As though to a prearranged signal, Parker, Angel, and Louis spread out, never taking their eyes from the two silent men, for they, and not Griffin, were unmistakably the threat. Griffin, realizing suddenly that he had lost the attention of his listeners, turned to face the newcomers, but did not rise. He was that smart, at least.
‘Help you?’ said Griffin.
‘I hope so,’ said Parker. He gave Griffin his attention, knowing that Angel and Louis had the other two marked. ‘I was wondering if you’d heard from Jerome Burnel lately.’
‘I don’t think I know that name,’ said Griffin.
‘You were in Warren with him.’
‘I was in Warren with a lot of guys. Pardon me, but I don’t think you’ve told us your name.’
He put the emphasis on both ‘us’ and ‘your’, which gave Parker all he needed to know about him. Griffin would always rely on a pack for support. Alone, he’d run.
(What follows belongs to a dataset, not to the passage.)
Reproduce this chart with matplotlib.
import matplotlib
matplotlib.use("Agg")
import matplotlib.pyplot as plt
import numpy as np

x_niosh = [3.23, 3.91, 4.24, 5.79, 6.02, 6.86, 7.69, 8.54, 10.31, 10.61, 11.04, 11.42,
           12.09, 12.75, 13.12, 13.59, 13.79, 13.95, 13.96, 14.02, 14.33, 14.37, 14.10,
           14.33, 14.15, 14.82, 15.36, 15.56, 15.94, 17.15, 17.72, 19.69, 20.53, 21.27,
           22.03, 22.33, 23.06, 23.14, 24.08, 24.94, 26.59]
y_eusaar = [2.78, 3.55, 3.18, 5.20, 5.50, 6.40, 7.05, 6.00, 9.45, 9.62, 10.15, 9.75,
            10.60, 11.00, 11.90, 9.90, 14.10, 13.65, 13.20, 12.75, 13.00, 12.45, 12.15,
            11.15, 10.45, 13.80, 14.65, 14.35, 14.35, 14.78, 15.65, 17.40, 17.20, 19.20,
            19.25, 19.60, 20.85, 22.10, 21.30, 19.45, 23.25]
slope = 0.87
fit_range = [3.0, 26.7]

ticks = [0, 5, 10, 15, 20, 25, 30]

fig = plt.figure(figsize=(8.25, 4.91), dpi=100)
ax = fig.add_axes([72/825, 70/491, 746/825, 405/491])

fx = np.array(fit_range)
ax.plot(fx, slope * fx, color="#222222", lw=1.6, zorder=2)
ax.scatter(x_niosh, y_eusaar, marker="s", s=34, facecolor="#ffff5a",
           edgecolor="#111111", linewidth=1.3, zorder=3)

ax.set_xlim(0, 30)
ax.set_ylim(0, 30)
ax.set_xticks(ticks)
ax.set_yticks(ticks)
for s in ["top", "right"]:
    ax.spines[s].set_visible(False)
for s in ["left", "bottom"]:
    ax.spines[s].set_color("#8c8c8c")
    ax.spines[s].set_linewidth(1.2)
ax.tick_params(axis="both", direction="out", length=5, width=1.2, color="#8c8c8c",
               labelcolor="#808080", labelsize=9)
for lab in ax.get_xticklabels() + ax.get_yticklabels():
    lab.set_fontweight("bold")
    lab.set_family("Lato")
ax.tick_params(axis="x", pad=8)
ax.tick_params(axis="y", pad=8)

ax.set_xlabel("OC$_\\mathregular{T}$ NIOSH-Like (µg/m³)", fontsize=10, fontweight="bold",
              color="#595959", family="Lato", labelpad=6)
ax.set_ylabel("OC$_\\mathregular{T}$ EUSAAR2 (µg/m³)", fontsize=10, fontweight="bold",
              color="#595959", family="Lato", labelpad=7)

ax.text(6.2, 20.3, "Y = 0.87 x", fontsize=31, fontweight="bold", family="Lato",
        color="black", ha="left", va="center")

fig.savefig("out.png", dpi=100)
‘My name is Charlie Parker. I’m a private investigator. I could give you a card, but I figure your friend there would probably just add it to his collection of torn paper.’
The Gunpowdered man’s face had not moved a muscle. He hadn’t even blinked much, as far as Parker could tell. Parker thought that he’d encountered human-shaped voids like this one before: they could skin a man alive without breaking a sweat or raising their blood pressure.
‘I don’t believe I have to answer any questions from a private investigator,’ said Griffin.
‘That’s right, you don’t. But here’s how it goes: you don’t talk to me, and I feed you to the police, and then you have to get all lawyered up if you decide not to answer their questions. It’s easier just to deal with me.’
‘And your friends – are they private investigators too?’
‘No, they’re just private.’
Griffin took a sip of beer to give himself time to think.
‘Just private,’ he said. ‘I like that.’
‘Aren’t you going to make the introductions?’ asked Parker. ‘Shame to have us all out here, and nobody knowing anyone’s name but yours and mine.’
‘My friends are private too,’ said Griffin.
‘From away, is what I hear.’
Louis shifted his weight, like a big cat vacillating between a stretch and a pounce.
‘These are Southern boys,’ he said, ‘the low-down kind.’ Louis sniffed the air, then added: ‘I can smell it on them – all grease, and blood, and damned ignorance.’
The Gunpowdered Man tensed, and the Fox raised the index finger of his right hand in warning to his colleague.
‘Aw, you don’t like that, huh?’ Louis continued. ‘Don’t care to be called on your roots. I’ve been dealing with peckerwoods like you all my life, men whose mommas shit them out after their daddies put their pole in the wrong fishing hole. See, I’m a Southern boy too, but not your kind, and it’s nothing to do with the color of my skin. I just got more self-respect than to keep company with a jailhouse rapist.’
This time, the Gunpowdered Man was halfway out of his seat when the Fox gripped his forearm, digging those nails into his partner’s flesh. And all the time the Fox’s eyes flicked from Louis to Angel and back again, as though uncertain from which of them the first attack might come, but unafraid of either.